Products written by users are **always** saved in their `private_path`!



## Configs and Metadata

The recommended way to instantiate a `BaseNoiseModel` subclass of any type is by loading a configuration file (in fact, the provided scripts require this). A configuration file lives in the `sofind` repository, under `sofind/products/noise_models` (all configs are always `yaml` files).



The job of a config is to store the metadata that helps instantiate noise models in a centralized location. For instance, you wouldn't want to have to manage all the arguments for a `FDWNoiseModel` instance yourself! In addition, the config maps this metadata to filenames. Each config stores a `model_file_template` and a `sim_file_template` which will be populated by the kwargs in the config when those products are written. Users can experiment with changing the templates to match their preferred filename --- note, some additional kwargs provided at runtime to `get_model` and `get_sim` likely go here, e.g. `lmax` or `split_num`.



Take care with filenames:

* `mnms` will not prevent you from overwriting preexisting products in your `private_path`!

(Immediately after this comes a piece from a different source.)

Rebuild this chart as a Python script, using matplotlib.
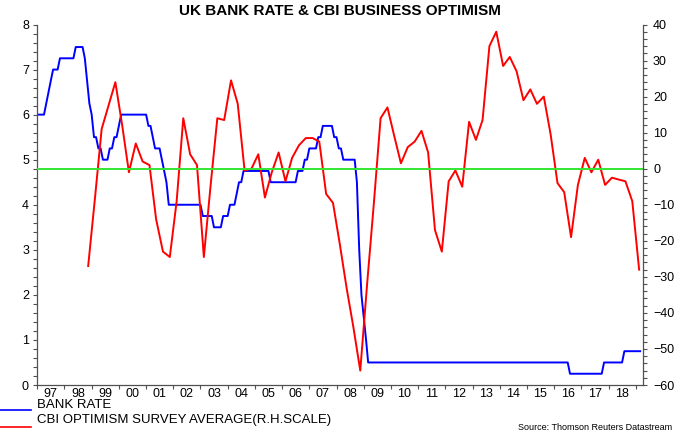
import numpy as np
import pandas as pd
import matplotlib
matplotlib.use("Agg")
import matplotlib.pyplot as plt
import matplotlib.dates as mdates
from matplotlib.lines import Line2D
from matplotlib.ticker import MultipleLocator

plt.rcParams['font.family'] = ['Liberation Sans', 'DejaVu Sans']

# UK bank rate: date of each change and the new rate (%)
rate_change_dates = [
    "1997-01-01", "1997-05-06", "1997-06-06", "1997-07-10", "1997-08-07", "1997-11-06",
    "1998-06-04", "1998-10-08", "1998-11-05", "1998-12-10",
    "1999-01-07", "1999-02-04", "1999-04-08", "1999-06-10", "1999-09-08", "1999-11-04",
    "2000-01-13", "2000-02-10",
    "2001-02-08", "2001-04-05", "2001-05-10", "2001-08-02", "2001-09-18", "2001-10-04", "2001-11-08",
    "2003-02-06", "2003-07-10", "2003-11-06",
    "2004-02-05", "2004-05-06", "2004-06-10", "2004-08-05",
    "2005-08-04",
    "2006-08-03", "2006-11-09",
    "2007-01-11", "2007-05-10", "2007-07-05", "2007-12-06",
    "2008-02-07", "2008-04-10", "2008-10-08", "2008-11-06", "2008-12-04",
    "2009-01-08", "2009-02-05", "2009-03-05",
    "2016-08-04", "2017-11-02", "2018-08-02",
]
rate_levels = [
    6.0, 6.25, 6.5, 6.75, 7.0, 7.25,
    7.5, 7.25, 6.75, 6.25,
    6.0, 5.5, 5.25, 5.0, 5.25, 5.5,
    5.75, 6.0,
    5.75, 5.5, 5.25, 5.0, 4.75, 4.5, 4.0,
    3.75, 3.5, 3.75,
    4.0, 4.25, 4.5, 4.75,
    4.5,
    4.75, 5.0,
    5.25, 5.5, 5.75, 5.5,
    5.25, 5.0, 4.5, 3.0, 2.0,
    1.5, 1.0, 0.5,
    0.25, 0.5, 0.75,
]

# CBI optimism, quarterly, first reading Nov 1998
cbi_optimism = [
    -27, -8, 11, 17.5, 24, 12, -1, 7, 2, 1,
    -14, -23, -24.5, -9, 14, 4, 1, -24.5, -5, 14,
    13.5, 24.5, 18, -0.5, 0, 4, -8, -1, 4.5, -3.5,
    3, 6.5, 8.5, 8.5, 7.5, -7, -9.5, -21, -33, -44,
    -56, -32, -10, 14, 17, 9, 1.5, 6, 7.5, 10.5,
    4.5, -17, -23, -3.5, -0.5, -5, 13, 8, 13.5, 34,
    38, 28.5, 31, 27, 19, 22, 18, 20, 9.5, -4,
    -6.5, -19, -4.5, 3, -1, 2.5, -4.5, -2.5, -3, -3.5,
    -9, -28,
]

year_labels = ["97", "98", "99", "00", "01", "02", "03", "04", "05", "06", "07",
               "08", "09", "10", "11", "12", "13", "14", "15", "16", "17", "18"]

# month-end bank rate
months = pd.date_range("1997-01-01", "2019-03-01", freq="MS")
month_ends = months + pd.offsets.MonthEnd(0)
changes = pd.to_datetime(rate_change_dates)
idx = np.searchsorted(changes.values, month_ends.values, side="right") - 1
bank_rate = np.array(rate_levels)[idx]

cbi_dates = pd.date_range("1998-11-01", periods=len(cbi_optimism), freq="3MS") + pd.Timedelta(days=14)

fig = plt.figure(figsize=(6.8, 4.33), dpi=100)
ax = fig.add_axes([37.3 / 680, 48 / 433, 606 / 680, 360.5 / 433])
ax.plot(months, bank_rate, color="#0000ff", lw=1.4)
ax.set_ylim(0, 8)
ax.set_xlim(pd.Timestamp("1997-01-01"), pd.Timestamp("2019-04-12"))

ax2 = ax.twinx()
ax2.plot(cbi_dates, cbi_optimism, color="#ff0000", lw=1.4)
ax2.axhline(0, color="#33e633", lw=1.4)
ax2.set_ylim(-60, 40)

axis_col = "#505050"
for a in (ax, ax2):
    for s in a.spines.values():
        s.set_color(axis_col)
        s.set_linewidth(0.9)
    a.spines["top"].set_visible(False)
ax.spines["right"].set_visible(False)
ax2.spines["left"].set_visible(False)
ax2.spines["bottom"].set_visible(False)

ax.yaxis.set_major_locator(MultipleLocator(1))
ax.yaxis.set_minor_locator(MultipleLocator(0.2))
ax2.yaxis.set_major_locator(MultipleLocator(10))
ax2.yaxis.set_minor_locator(MultipleLocator(2))

ax.xaxis.set_major_locator(mdates.YearLocator(1, month=1, day=1))
ax.xaxis.set_major_formatter(plt.NullFormatter())
mid_years = pd.date_range("1997-07-01", periods=len(year_labels), freq="12MS")
ax.xaxis.set_minor_locator(plt.FixedLocator(mdates.date2num(mid_years)))
ax.xaxis.set_minor_formatter(plt.FixedFormatter(year_labels))

ax.tick_params(axis="y", which="both", direction="out", length=3, width=0.8,
               color=axis_col, labelsize=9, pad=3)
ax2.tick_params(axis="y", which="both", direction="out", length=3, width=0.8,
                color=axis_col, labelsize=9, pad=4)
ax.tick_params(axis="x", which="major", direction="out", length=3, width=0.8, color=axis_col)
ax.tick_params(axis="x", which="minor", length=0, labelsize=9, pad=2)

fig.text(0.5, 1 - 11 / 433, "UK BANK RATE & CBI BUSINESS OPTIMISM", ha="center", va="center",
         fontsize=11, fontweight="bold")

# legend below the chart
fig.add_artist(Line2D([0, 31 / 680], [1 - 410 / 433] * 2, transform=fig.transFigure,
                      color="#0000ff", lw=1.2))
fig.add_artist(Line2D([0, 31 / 680], [1 - 427 / 433] * 2, transform=fig.transFigure,
                      color="#ff0000", lw=1.2))
fig.text(37 / 680, 1 - 405 / 433, "BANK RATE", va="center", fontsize=9.5)
fig.text(37 / 680, 1 - 420 / 433, "CBI OPTIMISM SURVEY AVERAGE(R.H.SCALE)", va="center", fontsize=9.5)
fig.text(672 / 680, 1 - 428 / 433, "Source: Thomson Reuters Datastream", ha="right", va="center",
         fontsize=6.5)

fig.savefig("out.png", dpi=100)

* `mnms` **will** prevent you from writing a filename into your `private_path` if it already exists in the public location indicated by `sofind`. This ensures reading products from disk is always unambiguous as to where the product comes from.



## Other Notes

* All noise models can account for correlated detector-arrays. The array correlations are introduced automatically between `qids` if multiple `qids` are passed in the constructor to a noise model. Adding a list of subproduct_kwargs for a given subproduct key expands the datasets as the outer product of all `qids` and `subproduct_kwargs` lists. See the documentation of `noise_models.BaseNoiseModel.from_config` for more detail.



* All noise models are multithreaded. Please ensure to set the environment variable `OMP_NUM_THREADS` appropriately in your slurm scripts. The bottleneck tends to be either spherical-harmonic transforms or fourier transforms. We've had success on 10-20 threads; more than that tends to incur too much overhead. The number of threads also plays a role in random number generation, so sims with identical parameters but run with a different number of threads will be different.



* All map products assume the following axis assignment convention: (qid, split, polarization, y, x). If the map is loaded as an alm, the last two axes will only be one axis: the lm index. Because simulations are per-split, the second axis always has dimension 1!